De toute manière, Riadh n’est pas un flambeur et même quand Booba l’invite en boîte de nuit pour un showcase, ce dernier avoue que c’est loin d’être son élément.

“Ce n’est pas pour moi les boîtes. J’y suis malheureusement retourné depuis. C’est le genre de trucs où tes potes veulent absolument aller. Tu dis non. Ils disent ‘allez fait pas le relou’ alors tu y vas. Mais je passe mes soirées assis à boire de l’eau ou du Red Bull”.
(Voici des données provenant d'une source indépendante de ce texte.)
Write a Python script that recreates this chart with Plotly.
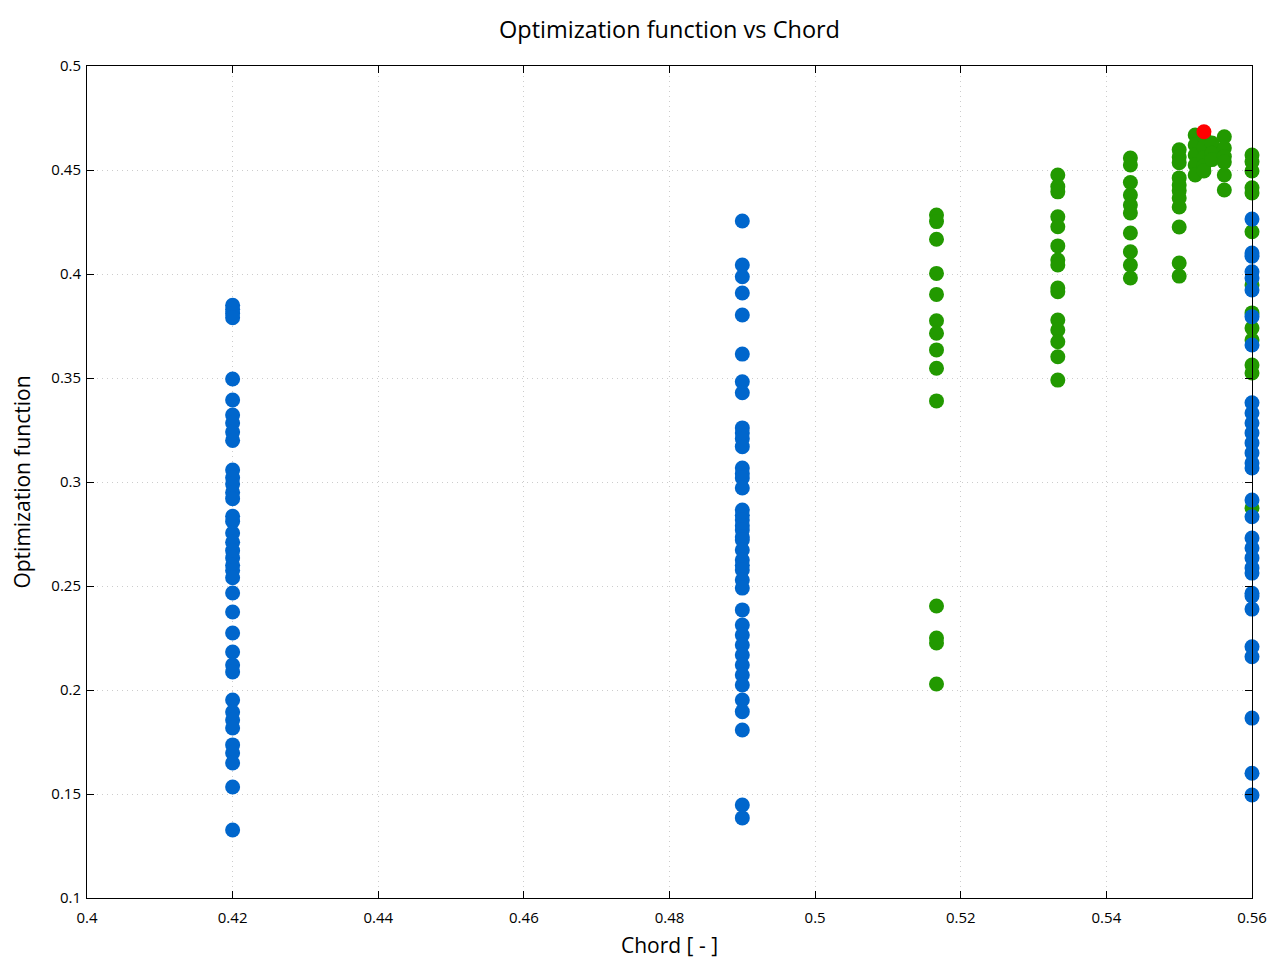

Loin des paillettes et des boîtes de nuit donc, c’est dans l’action et l’engagement qu’il trouve un peu plus de sens au succès. Récemment, le jeune homme s’est rendu au Bangladesh avec la “Love Army” de Jérôme Jarre. Alors qu’il avait partagé la cagnotte lancée par le Youtubeur pour venir en aide à la communauté Rohingyas, rejetée et persécutée par le reste du pays, Jérôme Jarre l’a contacté pour faire partie du projet et se rendre sur place afin de rendre compte de l’avancée des aides depuis l’envoi de premiers dons. Une expérience, vécue comme une claque, qui lui fait prendre du recul sur sa situation et le pousse à saisir les opportunités.

Par la suite, Riadh aimerait continuer à jouer devant la caméra mais cette fois, au cinéma. De ce qu’il peut nous dire, des projets sont en cours, et pas que dans la comédie. “J’aimerais faire d’autres trucs aussi, des trucs sérieux, des trucs plus dramatiques, la porte n’est pas fermée.”

Et quand on lui demande s’il est fier de ce qu’il est, Riadh répond par l’affirmatif. “Je suis fier de ce que je suis et je suis fier de ce que je représente, des valeurs que j’incarne, notamment grâce à mon éducation. Si tu es cool, gentil, respectueux et souriant avec les gens, ce sera bénéfique pour toi.” Une recette qui semble fonctionner.